Red Squirrel in January: A Black Walnut Diet

This winter is far from being the coldest in memory in Southern Michigan, but it is cold enough that I encounter very few other humans during my two to three hour walks in Eliza Howell Park.

The Rouge River is always flowing, but even moving water gradually  freezes over at temperatures under 20 degrees F.

On recent walks, I have been looking for signs of how various other  animals are managing in the winter. I check on raccoons (curled up in open tree cavities, their backs to the open air) and watch a variety of small birds foraging for food in shrubs, in flower/grass seeds, and on the ground.

Much of my attention, however, has recently been focused on squirrels. Tree squirrels don’t hibernate in winter; rather they rely upon the food that they stored (“squirreled away”) in the fall.

I have been most intently watching Red Squirrels, the smallest of the squirrels in the park.

Photo by Margaret Weber

The American Red Squirrel is a northern species, rarely found south of Pennsylvania and Ohio in the eastern half of the U.S. It frequently inhabits coniferous forests and is well known for hoarding and eating conifer seeds. It is sometimes known as “Pine Squirrel.”

Eliza Howell Park woodland is deciduous, however, and the Red Squirrel’s primary winter food here is Black Walnut. Black Walnut trees are quite common and 2021 was a very productive year. The green-hulled walnuts in trees in summer…

have become the black-hulled walnuts on the ground in the winter.

Red Squirrels store large numbers of nuts for the winter, but this year that does not yet seem to have been needed. There are still many unclaimed nuts on the ground.

Red Squirrels live solitary lives (except for females with young). This winter I have located the tree where one is sheltering. Here it is taking a look out, perhaps watching me, perhaps just keeping an eye on its territory .

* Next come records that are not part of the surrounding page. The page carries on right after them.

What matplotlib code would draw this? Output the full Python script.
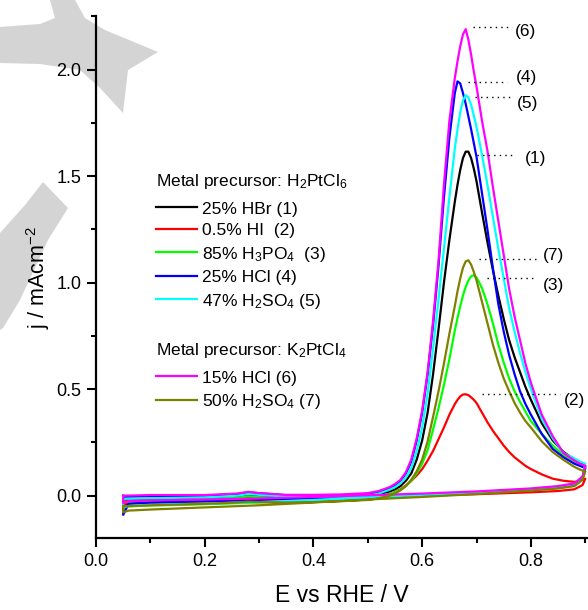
import numpy as np
import matplotlib.pyplot as plt
from matplotlib.patches import Polygon
from matplotlib.ticker import MultipleLocator

plt.rcParams['font.family'] = 'Liberation Sans'
plt.rcParams['mathtext.fontset'] = 'custom'
plt.rcParams['mathtext.rm'] = 'Liberation Sans'
plt.rcParams['mathtext.it'] = 'Liberation Sans:italic'
plt.rcParams['mathtext.bf'] = 'Liberation Sans:bold'

# potential (V vs RHE): anodic scan with the peak, then the return scan
e_fwd = [0.05, 0.10, 0.20, 0.26, 0.28, 0.30, 0.35, 0.40, 0.45, 0.50,
         0.52, 0.54, 0.55,
         0.56, 0.57, 0.58, 0.59, 0.60, 0.61, 0.62, 0.63, 0.64, 0.65, 0.66,
         0.665, 0.67, 0.675, 0.68, 0.685, 0.69, 0.695, 0.70,
         0.71, 0.72, 0.73, 0.74, 0.75, 0.76, 0.77, 0.78, 0.79, 0.80,
         0.82, 0.84, 0.86, 0.88, 0.89, 0.90]
e_bwd = [0.895, 0.88, 0.85, 0.80, 0.70, 0.60, 0.50, 0.40, 0.30, 0.20, 0.10, 0.06, 0.05]

# current density (mA cm-2)
j_fwd_1 = [-0.02, -0.015, -0.01, -0.003, 0.004, 0.0, -0.006, -0.006, -0.004, -0.002,
           0.006, 0.02, 0.03,
           0.045, 0.07, 0.105, 0.17, 0.26, 0.39, 0.57, 0.78, 1.00, 1.20, 1.38,
           1.46, 1.53, 1.585, 1.615, 1.615, 1.585, 1.535, 1.475,
           1.33, 1.19, 1.06, 0.94, 0.83, 0.73, 0.65, 0.58, 0.51, 0.45,
           0.34, 0.26, 0.205, 0.17, 0.155, 0.14]
j_fwd_2 = [-0.025, -0.02, -0.015, -0.01, -0.005, -0.008, -0.012, -0.012, -0.01, -0.008,
           -0.003, 0.008, 0.018,
           0.03, 0.048, 0.07, 0.095, 0.125, 0.165, 0.21, 0.265, 0.32, 0.38, 0.43,
           0.45, 0.466, 0.475, 0.476, 0.472, 0.462, 0.45, 0.435,
           0.39, 0.345, 0.305, 0.27, 0.235, 0.205, 0.18, 0.16, 0.14, 0.125,
           0.10, 0.08, 0.07, 0.065, 0.068, 0.08]
j_fwd_3 = [-0.03, -0.025, -0.018, -0.01, -0.003, -0.007, -0.014, -0.015, -0.013, -0.01,
           -0.003, 0.008, 0.017,
           0.028, 0.045, 0.07, 0.105, 0.15, 0.215, 0.31, 0.41, 0.52, 0.64, 0.775,
           0.835, 0.89, 0.94, 0.98, 1.01, 1.03, 1.035, 1.025,
           0.975, 0.90, 0.81, 0.71, 0.625, 0.55, 0.49, 0.44, 0.395, 0.35,
           0.29, 0.235, 0.19, 0.16, 0.145, 0.13]
j_fwd_4 = [-0.005, -0.003, 0.0, 0.008, 0.016, 0.012, 0.002, 0.0, 0.002, 0.006,
           0.015, 0.035, 0.05,
           0.07, 0.105, 0.16, 0.26, 0.39, 0.57, 0.80, 1.08, 1.40, 1.68, 1.89,
           1.945, 1.935, 1.89, 1.84, 1.78, 1.72, 1.655, 1.59,
           1.42, 1.25, 1.07, 0.90, 0.77, 0.66, 0.57, 0.49, 0.43, 0.38,
           0.29, 0.22, 0.18, 0.15, 0.14, 0.13]
j_fwd_5 = [-0.015, -0.012, -0.008, 0.0, 0.008, 0.004, -0.004, -0.005, -0.003, 0.0,
           0.01, 0.028, 0.04,
           0.058, 0.085, 0.13, 0.21, 0.32, 0.48, 0.69, 0.92, 1.16, 1.40, 1.63,
           1.72, 1.80, 1.855, 1.88, 1.87, 1.835, 1.785, 1.73,
           1.60, 1.46, 1.31, 1.16, 1.02, 0.88, 0.77, 0.67, 0.58, 0.50,
           0.36, 0.27, 0.20, 0.175, 0.16, 0.15]
j_fwd_6 = [0.0, 0.003, 0.003, 0.01, 0.018, 0.012, 0.004, 0.004, 0.006, 0.012,
           0.022, 0.04, 0.055,
           0.074, 0.11, 0.17, 0.27, 0.40, 0.58, 0.82, 1.10, 1.46, 1.76, 1.96,
           2.04, 2.11, 2.165, 2.19, 2.14, 2.07, 1.99, 1.92,
           1.76, 1.62, 1.45, 1.29, 1.13, 0.97, 0.84, 0.73, 0.62, 0.53,
           0.38, 0.28, 0.20, 0.165, 0.15, 0.14]
j_fwd_7 = [-0.05, -0.045, -0.038, -0.032, -0.028, -0.03, -0.032, -0.03, -0.026, -0.02,
           -0.012, 0.0, 0.01,
           0.025, 0.045, 0.075, 0.115, 0.17, 0.255, 0.37, 0.49, 0.62, 0.76, 0.89,
           0.96, 1.02, 1.07, 1.10, 1.105, 1.085, 1.05, 1.01,
           0.91, 0.81, 0.71, 0.625, 0.55, 0.49, 0.435, 0.39, 0.35, 0.32,
           0.255, 0.205, 0.168, 0.135, 0.123, 0.113]

j_bwd_1 = [0.08, 0.05, 0.038, 0.028, 0.014, 0.003, -0.006, -0.015, -0.022, -0.028, -0.033, -0.037, -0.045]
j_bwd_2 = [0.05, 0.03, 0.022, 0.016, 0.007, 0.0, -0.008, -0.016, -0.022, -0.027, -0.032, -0.035, -0.04]
j_bwd_3 = [0.08, 0.048, 0.036, 0.026, 0.012, 0.0, -0.01, -0.022, -0.032, -0.04, -0.046, -0.05, -0.058]
j_bwd_4 = [0.085, 0.052, 0.04, 0.03, 0.016, 0.006, -0.003, -0.012, -0.02, -0.026, -0.032, -0.038, -0.09]
j_bwd_5 = [0.09, 0.055, 0.043, 0.032, 0.016, 0.004, -0.008, -0.02, -0.03, -0.037, -0.043, -0.048, -0.055]
j_bwd_6 = [0.09, 0.058, 0.045, 0.034, 0.02, 0.01, 0.002, -0.006, -0.013, -0.018, -0.022, -0.026, -0.035]
j_bwd_7 = [0.075, 0.045, 0.034, 0.024, 0.008, -0.006, -0.018, -0.032, -0.045, -0.055, -0.065, -0.07, -0.078]

labels = ['25% HBr (1)', '0.5% HI  (2)', '85% H$_3$PO$_4$  (3)', '25% HCl (4)',
          '47% H$_2$SO$_4$ (5)', '15% HCl (6)', '50% H$_2$SO$_4$ (7)']
tags = ['(1)', '(2)', '(3)', '(4)', '(5)', '(6)', '(7)']
colors = ['black', '#ff0000', '#00ff00', '#0000ff', '#00ffff', '#ff00ff', '#808000']

j_fwd = [j_fwd_1, j_fwd_2, j_fwd_3, j_fwd_4, j_fwd_5, j_fwd_6, j_fwd_7]
j_bwd = [j_bwd_1, j_bwd_2, j_bwd_3, j_bwd_4, j_bwd_5, j_bwd_6, j_bwd_7]

W, H = 588, 610
fig = plt.figure(figsize=(W / 100, H / 100), dpi=100)

# grey watermark shapes in the top left corner (pixel outlines)
wm = [[(50, 0), (75, 0), (85, 18), (105, 30), (158, 52), (128, 70), (123, 113), (100, 88),
       (80, 70), (40, 64), (0, 63), (0, 27), (40, 24), (55, 18)],
      [(43, 182), (68, 208), (48, 240), (20, 300), (3, 328), (0, 330), (0, 233), (25, 205)]]
for shape in wm:
    pts = [(x / W, 1 - y / H) for x, y in shape]
    fig.add_artist(Polygon(pts, closed=True, transform=fig.transFigure,
                           facecolor='#d4d4d4', edgecolor='none', zorder=-1))

ax = fig.add_axes([96 / W, 1 - 538.3 / H, 1 - 96 / W, (538.3 - 16.4) / H])
ax.patch.set_visible(False)

lines = []
for i in range(7):
    x = e_fwd + e_bwd + [e_fwd[0]]
    y = j_fwd[i] + j_bwd[i] + [j_fwd[i][0]]
    ln, = ax.plot(x, y, color=colors[i], lw=1.6, label=labels[i])
    lines.append(ln)

# dotted leaders: (tag index, x start, x end, y, text x, text y)
leaders = [(5, 0.694, 0.765, 2.202, 0.771, 2.178),
           (3, 0.685, 0.756, 1.941, 0.773, 1.965),
           (4, 0.698, 0.765, 1.873, 0.774, 1.839),
           (0, 0.701, 0.771, 1.600, 0.788, 1.581),
           (6, 0.704, 0.811, 1.110, 0.822, 1.127),
           (2, 0.719, 0.811, 1.024, 0.822, 0.986),
           (1, 0.710, 0.853, 0.476, 0.861, 0.449)]
for k, x0, x1, yl, tx, ty in leaders:
    ax.plot([x0, x1], [yl, yl], color='black', lw=1.0, ls=(0, (1, 3)))
    ax.text(tx, ty, tags[k], fontsize=12.5, va='center', ha='left', clip_on=False)

ax.set_xlim(0, 0.905)
ax.set_ylim(-0.2, 2.25)
ax.xaxis.set_major_locator(MultipleLocator(0.2))
ax.xaxis.set_minor_locator(MultipleLocator(0.1))
ax.yaxis.set_major_locator(MultipleLocator(0.5))
ax.yaxis.set_minor_locator(MultipleLocator(0.25))
ax.tick_params(which='major', length=6.5, width=1.5, labelsize=13, pad=4)
ax.tick_params(which='minor', length=3.5, width=1.5)
for s in ['top', 'right']:
    ax.spines[s].set_visible(False)
for s in ['left', 'bottom']:
    ax.spines[s].set_linewidth(1.6)
ax.xaxis.set_major_formatter(plt.FuncFormatter(lambda v, p: '%.1f' % v))
ax.yaxis.set_major_formatter(plt.FuncFormatter(lambda v, p: '%.1f' % v))

ax.set_xlabel('E vs RHE / V', fontsize=16.5, labelpad=10)
ax.set_ylabel('j / mAcm$^{-2}$', fontsize=15.5, labelpad=3)

leg_kw = dict(frameon=False, fontsize=12.5, title_fontsize=12.5, handlelength=2.36,
              handletextpad=0.27, labelspacing=0.37, borderpad=0, borderaxespad=0,
              alignment='left', loc='upper left', bbox_transform=fig.transFigure)
leg1 = ax.legend(lines[:5], labels[:5], title='Metal precursor: H$_2$PtCl$_6$',
                 bbox_to_anchor=(156 / W, 1 - 172 / H), **leg_kw)
ax.add_artist(leg1)
leg2 = ax.legend(lines[5:], labels[5:], title='Metal precursor: K$_2$PtCl$_4$',
                 bbox_to_anchor=(156 / W, 1 - 341 / H), **leg_kw)
# a bit more room between each legend title and its entries
for lg in [leg1, leg2]:
    lg._legend_box.sep = 7.5

fig.savefig('out.png', dpi=100)
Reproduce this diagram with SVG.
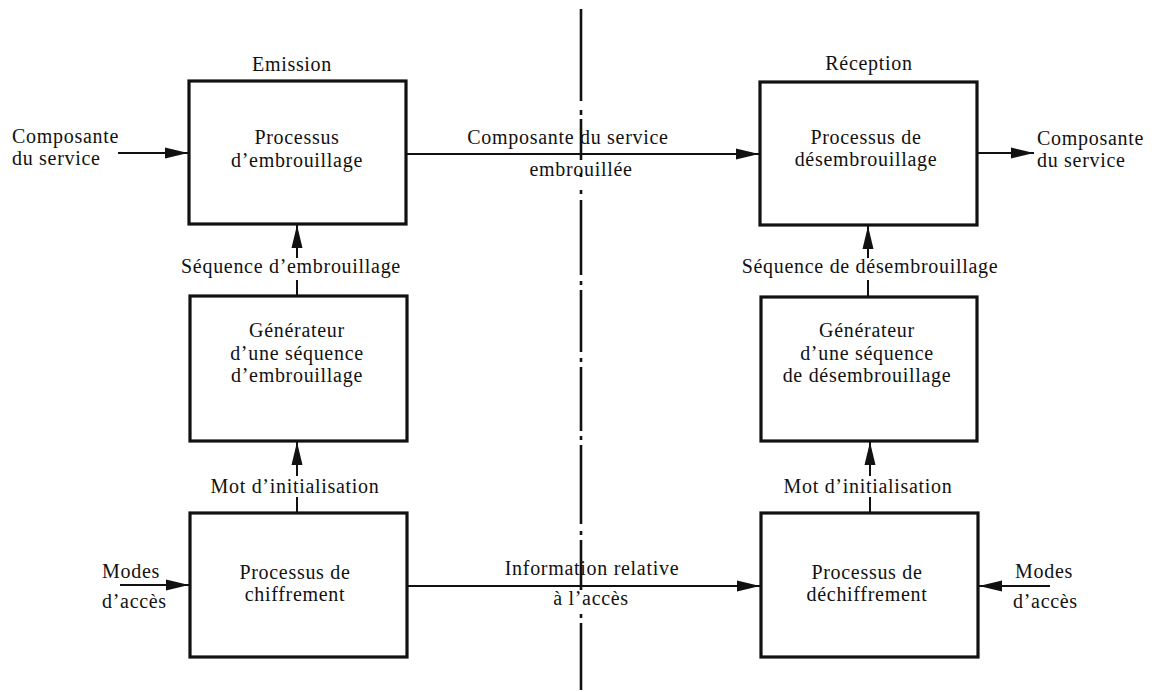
<svg xmlns="http://www.w3.org/2000/svg" width="1154" height="692" viewBox="0 0 1154 692">
<style>
text{font-family:"Liberation Serif","Times New Roman",serif;font-size:20px;letter-spacing:0.7px;fill:#111}
.c{text-anchor:middle}
.box{fill:none;stroke:#111;stroke-width:3.2}
.ln{fill:none;stroke:#111;stroke-width:2}
.axis{fill:none;stroke:#111;stroke-width:2.6}
</style>
<defs>
<marker id="ah" markerUnits="userSpaceOnUse" markerWidth="25" markerHeight="13" refX="23" refY="6.5" orient="auto">
<path d="M0,1 L23,6.5 L0,12 Z" fill="#111"/>
</marker>
</defs>
<rect width="1154" height="692" fill="#fff"/>
<g id="axis">
<path class="axis" d="M581,9 V101 M581,110 V115 M581,119 V160 M581,173 V177 M581,190 V194 M581,200 V275 M581,281 V285 M581,290 V352 M581,358 V362 M581,367 V431 M581,436 V440 M581,445 V524 M581,531 V535 M581,540 V590 M581,614 V618 M581,623 V690"/>
</g>
<g id="connectors">
<path class="ln" d="M118,153 H188" marker-end="url(#ah)"/>
<path class="ln" d="M406,154 H759" marker-end="url(#ah)"/>
<path class="ln" d="M977,153 H1034" marker-end="url(#ah)"/>
<path class="ln" d="M297,296 V280 M297,258 V225" marker-end="url(#ah)"/>
<path class="ln" d="M868,297 V280 M868,258 V226" marker-end="url(#ah)"/>
<path class="ln" d="M297,513 V497 M297,476 V442" marker-end="url(#ah)"/>
<path class="ln" d="M870,513 V497 M870,476 V442" marker-end="url(#ah)"/>
<path class="ln" d="M120,585 H189" marker-end="url(#ah)"/>
<path class="ln" d="M407,586 H760" marker-end="url(#ah)"/>
<path class="ln" d="M1050,586 H979" marker-end="url(#ah)"/>
</g>
<g id="emb">
<rect class="box" x="189" y="81" width="217" height="143"/>
<text class="c" x="297" y="144">Processus</text>
<text class="c" x="297" y="166.5">d’embrouillage</text>
</g>
<g id="desemb">
<rect class="box" x="760" y="82" width="217" height="143"/>
<text class="c" x="866" y="143.5">Processus de</text>
<text class="c" x="866" y="166">désembrouillage</text>
</g>
<g id="gen-emb">
<rect class="box" x="190" y="296" width="217" height="145"/>
<text class="c" x="297" y="337">Générateur</text>
<text class="c" x="297" y="359.5">d’une séquence</text>
<text class="c" x="297" y="382">d’embrouillage</text>
</g>
<g id="gen-desemb">
<rect class="box" x="761" y="297" width="216" height="144"/>
<text class="c" x="867" y="337">Générateur</text>
<text class="c" x="867" y="359.5">d’une séquence</text>
<text class="c" x="867" y="382">de désembrouillage</text>
</g>
<g id="chiffr">
<rect class="box" x="190" y="513" width="217" height="144"/>
<text class="c" x="295" y="578.5">Processus de</text>
<text class="c" x="295" y="601">chiffrement</text>
</g>
<g id="dechiffr">
<rect class="box" x="761" y="513" width="217" height="144"/>
<text class="c" x="867" y="578.5">Processus de</text>
<text class="c" x="867" y="601">déchiffrement</text>
</g>
<g id="labels">
<text class="c" x="292" y="71">Emission</text>
<text class="c" x="869" y="70">Réception</text>
<text x="12" y="142.5">Composante</text>
<text x="12" y="165">du service</text>
<text x="1037" y="144.5">Composante</text>
<text x="1037" y="167">du service</text>
<text class="c" x="568" y="144">Composante du service</text>
<text class="c" x="581" y="176">embrouillée</text>
<text class="c" x="291" y="273">Séquence d’embrouillage</text>
<text class="c" x="870" y="273">Séquence de désembrouillage</text>
<text class="c" x="295" y="493">Mot d’initialisation</text>
<text class="c" x="868" y="493">Mot d’initialisation</text>
<text x="102" y="578">Modes</text>
<text x="102" y="608">d’accès</text>
<text x="1015" y="578">Modes</text>
<text x="1013" y="608">d’accès</text>
<text class="c" x="592" y="575">Information relative</text>
<text class="c" x="591" y="605">à l’accès</text>
</g>
</svg>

This small squirrel, which always seems to be in a hurry, carries a large walnut in its teeth up to a perch to start the process of opening the hard nut.

It quickly shreds the hull, turning the nut constantly with its feet as it removes this layer, letting the small pieces fall.

The hard task of opening the shell takes much longer. This requires cutting with its sharp teeth. Other squirrel species (in EHP, Fox Squirrels and Gray Squirrels) also eat Black Walnuts, but they open them differently. They keep cutting from one side, removing the entire side, until they are able to eat all the nutmeat inside.

The Red Squirrel, on the other hand, opens the nut by making a hole in one side at a time, leaving the dividing rib in place.

I frequently spot the squirrel when I visit the area where it is wintering. And it is often in the process of carrying or eating a walnut. I wonder how many nuts are eaten in a day or a week or a winter. This picture, from a different January, suggests that a squirrel does not move on from a walnut diet quickly.